TO DO:
Count the lines below that contain the word "with" and give only that number.
═══ RECORDED INFORMATION ═══
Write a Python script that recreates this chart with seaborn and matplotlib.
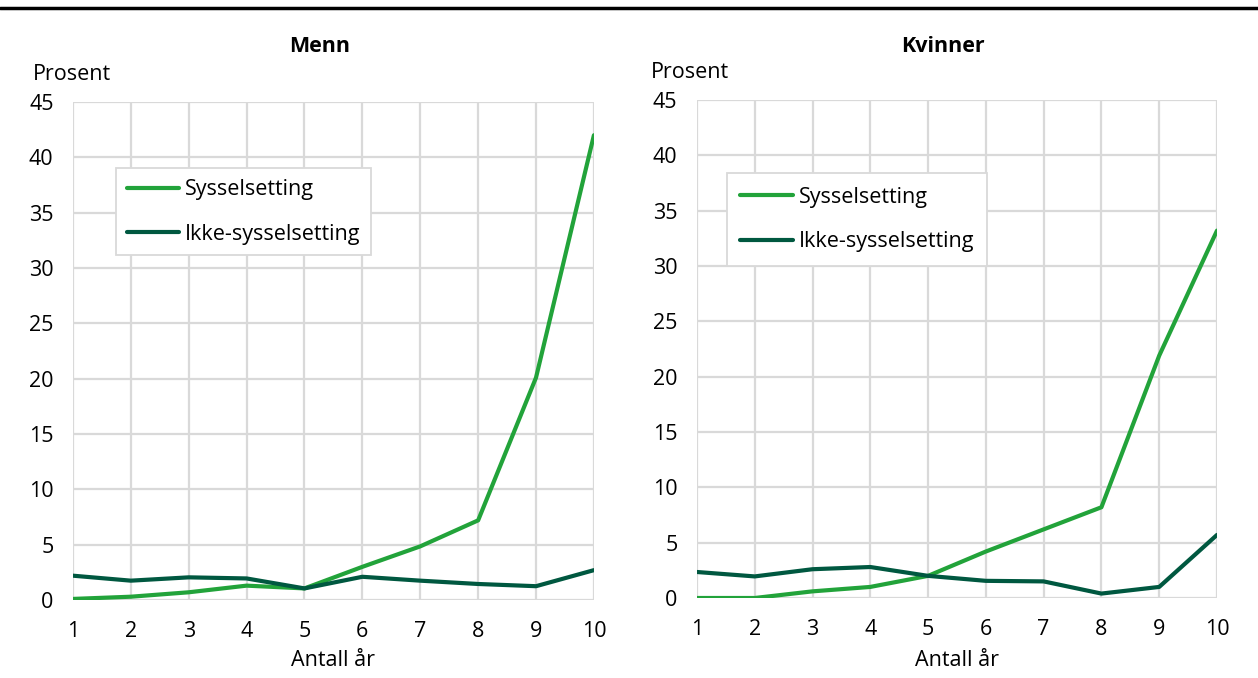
═══
═══ RECORDED INFORMATION ═══
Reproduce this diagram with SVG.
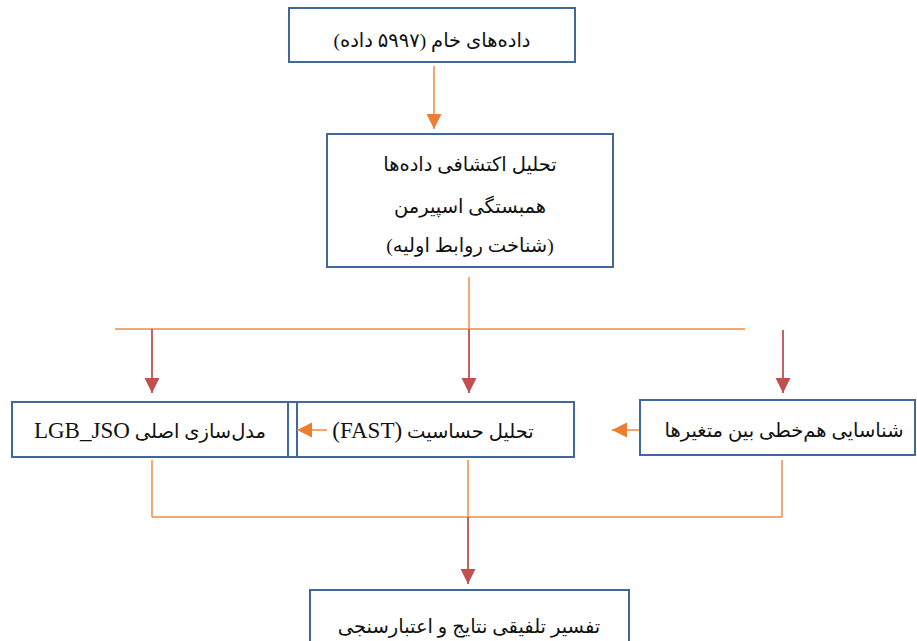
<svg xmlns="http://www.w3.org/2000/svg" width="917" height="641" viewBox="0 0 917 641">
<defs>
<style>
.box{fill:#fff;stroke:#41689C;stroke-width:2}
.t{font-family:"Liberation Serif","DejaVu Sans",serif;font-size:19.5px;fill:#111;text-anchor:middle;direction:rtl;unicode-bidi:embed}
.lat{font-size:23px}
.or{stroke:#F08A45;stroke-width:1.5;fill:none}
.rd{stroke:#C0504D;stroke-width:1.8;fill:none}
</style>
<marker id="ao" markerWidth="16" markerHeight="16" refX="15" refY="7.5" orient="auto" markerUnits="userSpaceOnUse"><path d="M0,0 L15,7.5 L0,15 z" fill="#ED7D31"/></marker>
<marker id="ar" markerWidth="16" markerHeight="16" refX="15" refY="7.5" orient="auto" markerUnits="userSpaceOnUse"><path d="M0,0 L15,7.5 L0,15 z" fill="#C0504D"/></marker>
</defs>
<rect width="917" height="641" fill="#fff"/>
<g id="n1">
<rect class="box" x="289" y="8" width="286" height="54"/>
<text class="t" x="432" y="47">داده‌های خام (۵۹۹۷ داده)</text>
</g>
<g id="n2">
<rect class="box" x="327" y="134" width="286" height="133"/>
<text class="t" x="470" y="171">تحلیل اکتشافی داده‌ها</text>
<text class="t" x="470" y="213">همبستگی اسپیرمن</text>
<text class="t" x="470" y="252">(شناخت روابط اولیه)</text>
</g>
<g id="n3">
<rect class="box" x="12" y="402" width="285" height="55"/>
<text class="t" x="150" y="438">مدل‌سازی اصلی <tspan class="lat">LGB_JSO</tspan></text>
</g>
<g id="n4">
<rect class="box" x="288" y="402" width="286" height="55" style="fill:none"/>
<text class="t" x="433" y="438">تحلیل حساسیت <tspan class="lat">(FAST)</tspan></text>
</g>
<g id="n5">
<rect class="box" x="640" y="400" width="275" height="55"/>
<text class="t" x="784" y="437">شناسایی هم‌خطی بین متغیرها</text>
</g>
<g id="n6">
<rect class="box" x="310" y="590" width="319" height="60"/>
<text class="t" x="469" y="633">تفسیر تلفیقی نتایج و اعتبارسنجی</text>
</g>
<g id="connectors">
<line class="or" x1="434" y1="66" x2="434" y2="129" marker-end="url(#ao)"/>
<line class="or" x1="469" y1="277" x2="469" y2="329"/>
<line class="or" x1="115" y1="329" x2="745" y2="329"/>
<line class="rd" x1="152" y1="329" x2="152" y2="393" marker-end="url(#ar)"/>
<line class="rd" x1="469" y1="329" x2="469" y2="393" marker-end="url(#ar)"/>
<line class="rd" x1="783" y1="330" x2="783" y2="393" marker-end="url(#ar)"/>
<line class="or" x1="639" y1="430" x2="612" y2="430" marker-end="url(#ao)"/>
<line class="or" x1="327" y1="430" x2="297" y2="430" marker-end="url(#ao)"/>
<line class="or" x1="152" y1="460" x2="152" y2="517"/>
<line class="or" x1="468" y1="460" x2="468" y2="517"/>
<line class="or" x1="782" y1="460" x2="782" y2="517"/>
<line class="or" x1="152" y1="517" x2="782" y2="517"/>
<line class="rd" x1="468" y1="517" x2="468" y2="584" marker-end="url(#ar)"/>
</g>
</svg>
═══
SOLUTION BELOW:
2